“Manifesting your reality” shows up a lot in our information environment these days. In a recent article from Psychology Today, manifesting is noted as a “pop culture phenomenon,” but one that, when you dig into it, like most things, is a mixed bag of evidence-based behavior change techniques and plain old garbage (separately, I’m fascinated by this phenomenon of how bimodal the quality of content seems lately in virtual and real environments. As another example, in any grocery store, you can buy locally sourced organic produce that is stocked next to what is arguably poison (in the form of breakfast cereal which is. a topic for another day).
I’ve never been one much for manifesting my reality as a way to reach my goals or have the things I want. That may work well for some, but I’ve always preferred creating the conditions that increase the probability that I’ll reach my goals or have the things I want. Admittedly, that doesn’t roll off the tongue in the same way as The Law of Attraction (made popular by the manifesting manifesto The Secret) does, but you good folks of SBM get my meaning.
The conditions in which our behaviors occur represent context. And as I’ve written previously, context is multi-layered, starting with our internal cognitive and emotional states and venturing out to interpersonal, group, community, systems, and global levels. Earlier in my career, I was focused on affecting internal context to support health behavior change. I designed a just-in-time adaptive intervention (JITAI) to support smoking cessation, with the JITAIs designed to remind people of their motivations to quit smoking. Over the past few years, perhaps because of my professional move into executive leadership in the payer arm of an integrated delivery and financing health care system, I’m more interested in intervention at broader contextual levels. In more than 50 years of evidence-based smoking cessation intervention, including pharmacological interventions that change internal context at a biochemical level, our biggest gains in smoking reduction came after the cost of cigarettes dramatically increased and it became virtually impossible to smoke almost anywhere indoors. While individual level interventions do and will have an important role to play in improving health, interventions that affect broader levels of context – that affect the conditions that make targeted behaviors more or less probable – have a larger role to play in improving population health.

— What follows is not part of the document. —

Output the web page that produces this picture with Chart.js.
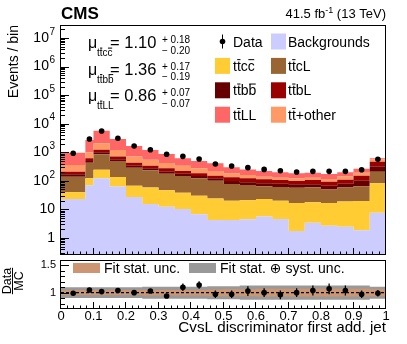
<!DOCTYPE html>
<html>
<head>
<meta charset="utf-8">
<script src="https://cdn.jsdelivr.net/npm/chart.js@4.4.0/dist/chart.umd.min.js"></script>
<style>
  html, body { margin: 0; padding: 0; background: #fff; }
  #wrap { position: relative; width: 407px; height: 344px; }
  canvas { position: absolute; left: 0; top: 0; }
</style>
</head>
<body>
<div id="wrap">
  <canvas id="main" width="407" height="344"></canvas>
  <canvas id="ratio" width="407" height="344"></canvas>
</div>
<script>
// bin edges of the CvsL discriminator
const binEdges = [0, 0.075, 0.1, 0.15, 0.2, 0.25, 0.3, 0.35, 0.4, 0.45, 0.5,
                  0.55, 0.6, 0.65, 0.7, 0.75, 0.8, 0.85, 0.9, 0.95, 1.0];

// stacked contributions (events / bin), bottom to top
const backgrounds = [23, 70, 123, 63, 27, 15.5, 12.5, 10.4, 6.8, 4.3, 4.3, 4.5, 5.7, 4.6, 1.76, 3.4, 2.7, 2.5, 1.86, 7.7];
const ttcc   = [17, 53, 123, 73, 41, 42.5, 34.5, 28, 23, 20, 15.7, 16.5, 17.3, 15.4, 15, 14.6, 14.1, 16.5, 17.8, 74];
const ttcL   = [100, 309, 604, 360, 222, 176, 131, 110, 93, 76, 58, 51, 42, 41, 41, 42, 33, 39, 45, 127];
const ttbb   = [30, 64, 150, 69, 50, 41, 31, 30, 25, 22, 21, 17, 17, 18, 18, 16, 18, 21, 36, 104];
const ttbL   = [39, 121, 230, 140, 92, 65, 66, 43, 36, 28, 34, 34, 31, 28, 23, 31, 25, 31, 50, 155];
const ttOther = [150, 383, 820, 495, 273, 210, 145, 119, 91, 70, 51, 37, 27, 22, 24, 22, 23, 35, 42, 101];
const ttLL   = [609, 1700, 3650, 1700, 955, 650, 450, 277, 221, 189, 113, 92, 81, 71, 61, 64, 58, 55, 73, 48];
const dataCounts = [920, 2900, 5560, 3100, 1660, 1230, 850, 720, 580, 390, 330, 290, 252, 227, 204, 215, 215, 215, 246, 569];

// ratio panel
const ratioValues = [0.99, 1.05, 1.02, 1.04, 1.0, 1.03, 0.94, 1.10, 1.14, 0.97, 0.97, 1.03, 1.0, 0.96, 1.0, 1.04, 1.07, 1.04, 0.97, 0.99];
const ratioErrors = [0.02, 0.02, 0.015, 0.02, 0.025, 0.03, 0.035, 0.07, 0.07, 0.07, 0.07, 0.09, 0.08, 0.08, 0.08, 0.09, 0.1, 0.09, 0.07, 0.06];
const statUnc = [0.045, 0.045, 0.045, 0.045, 0.045, 0.05, 0.05, 0.05, 0.05, 0.06, 0.065, 0.065, 0.07, 0.07, 0.07, 0.07, 0.07, 0.07, 0.07, 0.065];
const totUnc  = [0.1, 0.1, 0.1, 0.1, 0.1, 0.11, 0.11, 0.11, 0.11, 0.12, 0.12, 0.13, 0.13, 0.13, 0.13, 0.13, 0.13, 0.13, 0.13, 0.11];

// axis ticks
const yTickValues = [1, 10, 100, 1e3, 1e4, 1e5, 1e6, 1e7];
const yTickLabels = ['1', '10', '10^2', '10^3', '10^4', '10^5', '10^6', '10^7'];
const xTickValues = [0, 0.1, 0.2, 0.3, 0.4, 0.5, 0.6, 0.7, 0.8, 0.9, 1];
const xTickLabels = ['0', '0.1', '0.2', '0.3', '0.4', '0.5', '0.6', '0.7', '0.8', '0.9', '1'];
const ratioTickValues = [1, 1.5];
const ratioTickLabels = ['1', '1.5'];

// fitted signal strengths
const muNames = ['tt\u0305cc\u0305', 'tt\u0305bb\u0305', 'tt\u0305LL'];
const muValues = ['1.10', '1.36', '0.86'];
const muUp = ['0.18', '0.17', '0.07'];
const muDown = ['0.20', '0.19', '0.07'];

const FONT = '"Liberation Sans", Arial, "DejaVu Sans", sans-serif';

const stackDefs = [
  { label: 'Backgrounds', values: backgrounds, color: '#ccccff' },
  { label: 'tt\u0305cc\u0305', values: ttcc, color: '#ffcc33' },
  { label: 'tt\u0305cL', values: ttcL, color: '#996633' },
  { label: 'tt\u0305bb\u0305', values: ttbb, color: '#660000' },
  { label: 'tt\u0305bL', values: ttbL, color: '#990000' },
  { label: 'tt\u0305+other', values: ttOther, color: '#ff9966' },
  { label: 'tt\u0305LL', values: ttLL, color: '#ff6666' }
];

function stepPoints(vals) {
  return binEdges.map((x, j) => ({ x: x, y: vals[Math.min(j, vals.length - 1)] }));
}
const binCenters = dataCounts.map((v, i) => (binEdges[i] + binEdges[i + 1]) / 2);

// text with combining overline drawn as a bar
function drawMarked(ctx, str, x, y, size) {
  const chars = Array.from(str);
  let cx = x;
  for (let i = 0; i < chars.length; i++) {
    const ch = chars[i];
    if (ch === '\u0305') continue;
    const w = ctx.measureText(ch).width;
    ctx.fillText(ch, cx, y);
    if (chars[i + 1] === '\u0305') {
      ctx.fillRect(cx + w * 0.08, y - size * 0.84, w * 0.84, Math.max(1, size * 0.07));
    }
    cx += w;
  }
  return cx - x;
}

let running = backgrounds.map(() => 0);
const stackSets = stackDefs.map((d, i) => {
  running = running.map((r, j) => r + d.values[j]);
  return {
    label: d.label,
    data: stepPoints(running.slice()),
    stepped: 'before',
    fill: i === 0 ? 'start' : '-1',
    backgroundColor: d.color,
    borderColor: 'rgba(0,0,0,0)',
    borderWidth: 1,
    pointRadius: 0,
    order: 1
  };
});

const dataSet = {
  label: 'Data',
  data: binCenters.map((x, i) => ({ x: x, y: dataCounts[i] })),
  showLine: false,
  pointRadius: 2.8,
  pointBackgroundColor: '#000',
  pointBorderWidth: 0,
  order: 0
};

const mainDecor = {
  id: 'mainDecor',
  afterDraw(chart) {
    const { ctx, chartArea: a, scales: { x, y } } = chart;
    ctx.save();
    ctx.strokeStyle = '#000';
    ctx.fillStyle = '#000';
    ctx.lineWidth = 1;
    ctx.strokeRect(a.left - 0.5, a.top + 0.5, a.right - a.left, a.bottom - a.top - 1);

    // log ticks (inward)
    ctx.beginPath();
    for (let e = -1; e <= 7; e++) {
      for (let m = 1; m <= 9; m++) {
        const v = m * Math.pow(10, e);
        if (v < y.min || v > y.max) continue;
        const py = Math.round(y.getPixelForValue(v)) + 0.5;
        ctx.moveTo(a.left, py);
        ctx.lineTo(a.left + (m === 1 ? 8 : 4), py);
      }
    }
    for (let i = 1; i < 50; i++) {
      const px = Math.round(x.getPixelForValue(i * 0.02)) - 0.5;
      ctx.moveTo(px, a.bottom);
      ctx.lineTo(px, a.bottom - (i % 5 === 0 ? 7 : 3.5));
    }
    ctx.stroke();

    // y tick labels
    ctx.textBaseline = 'middle';
    yTickValues.forEach((v, i) => {
      const py = y.getPixelForValue(v);
      const parts = yTickLabels[i].split('^');
      const right = 55;
      if (parts.length === 2) {
        ctx.font = '10px ' + FONT;
        const sw = ctx.measureText(parts[1]).width;
        ctx.textAlign = 'left';
        ctx.fillText(parts[1], right - sw, py - 6);
        ctx.font = '14px ' + FONT;
        ctx.textAlign = 'right';
        ctx.fillText(parts[0], right - sw - 0.5, py);
      } else {
        ctx.font = '14px ' + FONT;
        ctx.textAlign = 'right';
        ctx.fillText(parts[0], right, py);
      }
    });

    // y title
    ctx.save();
    ctx.translate(17.5, a.top);
    ctx.rotate(-Math.PI / 2);
    ctx.font = '14px ' + FONT;
    ctx.textAlign = 'right';
    ctx.textBaseline = 'alphabetic';
    ctx.fillText('Events / bin', 0, 0);
    ctx.restore();

    // CMS and luminosity
    ctx.textBaseline = 'alphabetic';
    ctx.textAlign = 'left';
    ctx.font = 'bold 17px ' + FONT;
    ctx.fillText('CMS', 61, 19);
    ctx.font = '13px ' + FONT;
    const p1 = '41.5 fb', p3 = ' (13 TeV)';
    const w1 = ctx.measureText(p1).width, w3 = ctx.measureText(p3).width;
    ctx.font = '9px ' + FONT;
    const w2 = ctx.measureText('-1').width;
    let lx = 386 - w1 - w2 - w3;
    ctx.font = '13px ' + FONT;
    ctx.fillText(p1, lx, 18);
    ctx.fillText(p3, lx + w1 + w2, 18);
    ctx.font = '9px ' + FONT;
    ctx.fillText('-1', lx + w1, 13);

    // fitted mu values
    const muBase = [48, 74.5, 101];
    muNames.forEach((n, i) => {
      const b = muBase[i];
      ctx.font = '16px ' + FONT;
      ctx.fillText('\u03bc', 88, b);
      ctx.font = '10px ' + FONT;
      drawMarked(ctx, n, 97, b + 8, 10);
      ctx.font = '16.5px ' + FONT;
      ctx.fillText('= ' + muValues[i], 110, b);
      ctx.font = '10px ' + FONT;
      ctx.fillText('+ ' + muUp[i], 162, b - 5);
      ctx.fillText('\u2212 ' + muDown[i], 162, b + 5.5);
    });

    // legend
    const rows = [[{ t: 'Data', data: true }, stackDefs[0]],
                  [stackDefs[1], stackDefs[2]],
                  [stackDefs[3], stackDefs[4]],
                  [stackDefs[6], stackDefs[5]]];
    const boxX = [215, 271], textX = [233, 288];
    ctx.font = '14px ' + FONT;
    rows.forEach((row, r) => {
      const cy = 41.5 + 24.4 * r;
      row.forEach((item, c) => {
        if (item.data) {
          ctx.beginPath();
          ctx.moveTo(222.5, cy - 7);
          ctx.lineTo(222.5, cy + 7);
          ctx.stroke();
          ctx.beginPath();
          ctx.arc(222.5, cy, 2.8, 0, Math.PI * 2);
          ctx.fill();
          ctx.fillText(item.t, textX[c], cy + 5);
        } else {
          ctx.fillStyle = item.color;
          ctx.fillRect(boxX[c], cy - 8, 15, 16);
          ctx.fillStyle = '#000';
          drawMarked(ctx, item.label, textX[c], cy + 5, 14);
        }
      });
    });
    ctx.restore();
  }
};

new Chart(document.getElementById('main').getContext('2d'), {
  type: 'line',
  data: { datasets: stackSets.concat([dataSet]) },
  options: {
    responsive: false,
    animation: false,
    events: [],
    layout: { padding: { left: 61, top: 25, right: 21, bottom: 89 } },
    scales: {
      x: { type: 'linear', min: 0, max: 1, display: false },
      y: { type: 'logarithmic', min: 0.254, max: 2.85e7, display: false }
    },
    plugins: { legend: { display: false }, tooltip: { enabled: false } }
  },
  plugins: [mainDecor]
});

// ratio panel
const ratioDecor = {
  id: 'ratioDecor',
  afterDatasetsDraw(chart) {
    const { ctx, scales: { x, y } } = chart;
    ctx.save();
    ctx.strokeStyle = '#000';
    ctx.lineWidth = 1.3;
    ctx.beginPath();
    ratioValues.forEach((v, i) => {
      const px = x.getPixelForValue(binCenters[i]);
      ctx.moveTo(px, y.getPixelForValue(v - ratioErrors[i]));
      ctx.lineTo(px, y.getPixelForValue(v + ratioErrors[i]));
    });
    ctx.stroke();
    ctx.restore();
  },
  afterDraw(chart) {
    const { ctx, chartArea: a, scales: { x, y } } = chart;
    ctx.save();
    ctx.strokeStyle = '#000';
    ctx.fillStyle = '#000';
    ctx.lineWidth = 1;
    ctx.strokeRect(a.left - 0.5, a.top + 0.5, a.right - a.left, a.bottom - a.top - 1);
    ctx.beginPath();
    for (let i = 8; i <= 16; i++) {
      const v = i / 10;
      const py = Math.round(y.getPixelForValue(v)) + 0.5;
      ctx.moveTo(a.left, py);
      ctx.lineTo(a.left + (i === 10 || i === 15 ? 8 : 4), py);
    }
    for (let i = 1; i < 50; i++) {
      const px = Math.round(x.getPixelForValue(i * 0.02)) - 0.5;
      ctx.moveTo(px, a.bottom);
      ctx.lineTo(px, a.bottom - (i % 5 === 0 ? 7 : 3.5));
    }
    ctx.stroke();

    ctx.font = '11px ' + FONT;
    ctx.textAlign = 'right';
    ctx.textBaseline = 'middle';
    ratioTickValues.forEach((v, i) => ctx.fillText(ratioTickLabels[i], 56, y.getPixelForValue(v)));

    ctx.font = '13px ' + FONT;
    ctx.textAlign = 'center';
    ctx.textBaseline = 'alphabetic';
    xTickValues.forEach((v, i) => ctx.fillText(xTickLabels[i], x.getPixelForValue(v), 320));

    ctx.font = '15.2px ' + FONT;
    ctx.textAlign = 'right';
    ctx.fillText('CvsL discriminator first add. jet', 386, 332);

    // Data / MC title
    ctx.save();
    ctx.translate(12.5, 281);
    ctx.rotate(-Math.PI / 2);
    ctx.font = '12.5px ' + FONT;
    ctx.textAlign = 'center';
    ctx.fillText('Data', 0, -1.5);
    ctx.fillText('MC', 0, 10);
    const fw = ctx.measureText('Data').width;
    ctx.fillRect(-fw / 2, -0.5, fw, 1);
    ctx.restore();

    // legend
    ctx.textAlign = 'left';
    ctx.font = '14px ' + FONT;
    ctx.fillStyle = '#cc9673';
    ctx.fillRect(73, 263, 27, 10);
    ctx.fillStyle = '#999999';
    ctx.fillRect(189, 263, 27, 10);
    ctx.fillStyle = '#000';
    ctx.fillText('Fit stat. unc.', 104, 273);
    ctx.fillText('Fit stat. \u2295 syst. unc.', 220, 273);
    ctx.restore();
  }
};

function bandSet(sign, unc, color, fill) {
  return {
    data: stepPoints(unc.map(u => 1 + sign * u)),
    stepped: 'before',
    fill: fill,
    backgroundColor: color,
    borderColor: 'rgba(0,0,0,0)',
    borderWidth: 1,
    pointRadius: 0
  };
}

new Chart(document.getElementById('ratio').getContext('2d'), {
  type: 'line',
  data: {
    datasets: [
      {
        data: binCenters.map((x, i) => ({ x: x, y: ratioValues[i] })),
        showLine: false, pointRadius: 2.8, pointBackgroundColor: '#000', pointBorderWidth: 0, order: 0
      },
      {
        data: [{ x: 0, y: 1 }, { x: 1, y: 1 }],
        borderColor: '#000', borderWidth: 1.2, borderDash: [3, 2], pointRadius: 0, fill: false, order: 1
      },
      Object.assign(bandSet(1, statUnc, '#cc9673', '+1'), { order: 2 }),
      Object.assign(bandSet(-1, statUnc, '#cc9673', false), { order: 2 }),
      Object.assign(bandSet(1, totUnc, '#999999', '+1'), { order: 3 }),
      Object.assign(bandSet(-1, totUnc, '#999999', false), { order: 3 })
    ]
  },
  options: {
    responsive: false,
    animation: false,
    events: [],
    layout: { padding: { left: 61, top: 260, right: 21, bottom: 35 } },
    scales: {
      x: { type: 'linear', min: 0, max: 1, display: false },
      y: { type: 'linear', min: 0.7, max: 1.6, display: false }
    },
    plugins: { legend: { display: false }, tooltip: { enabled: false } }
  },
  plugins: [ratioDecor]
});
</script>
</body>
</html>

When it comes to our health we can, and should, as the adage says, “control the things we can.” Creating the conditions that allow for the behaviors we want to occur or that make less likely the behaviors we are trying to extinguish matters very much. I have a 15 year-old daughter. I have, and want to continue to have, an open and trusting relationship with her. At least once a week we have “tea time;” usually at about 8 pm, I make us each a cup of tea and then listen to the wall of words she produces for the next hour or so. I don’t have an agenda for what we talk about and I’m not targeting a specific conversation – I’m creating the conditions that allow for what I want, which is for my daughter to let me know her mind. It would probably work just as well with water or coffee, but for other parents out there, I have to say, somehow tea is like a truth serum for my teenager!
When it comes to healthy behaviors, so many contextual factors are working against us – conditions are not optimizing the probability of reaching the goals we’ve set or the outcomes we want. Most of our plenary sessions in San Francisco at SBM 2025 will speak to this, including ways the product environment, information environment, and health care system work against health. My hope is that these talks will lead to conversations about how we can design interventions that, at a minimum, account for ways contextual factors work against health, and, more ambitiously, transcend those conditions, or seek to change those conditions directly.
In the wake of the 2024 election, given changes in seats of political power, we can reasonably anticipate policy changes – an effective lever for changing context – that will affect health in several ways. Whether you are in favor of or against these likely changes, it’s important that we are aware of them and how they will interact with our individual and professional efforts to improve and/or maintain health. You’re not likely to win a game for which you don’t know the rules.
In the meantime, while the Annual Meeting is still several months ahead, it’s not too early to start creating the conditions that you want to have a wonderful conference experience! Look out in the weeks ahead for more information on plenary speakers and other presenters. Reach out to people whose work you admire and who you’d like to meet. Be proactive about the experiences you want to have in San Francisco, both inside and outside of the conference. If you’re like me, start planning your conference wardrobe (for years, I’ve been in a SBM fashion competition with Drs. Gary Bennett and Charles Jonassaint (I never win). And leave time and space for synchronicity – when almost 2,000 of us working to help people achieve better health through behavior change gather, inevitably, there’s some magic.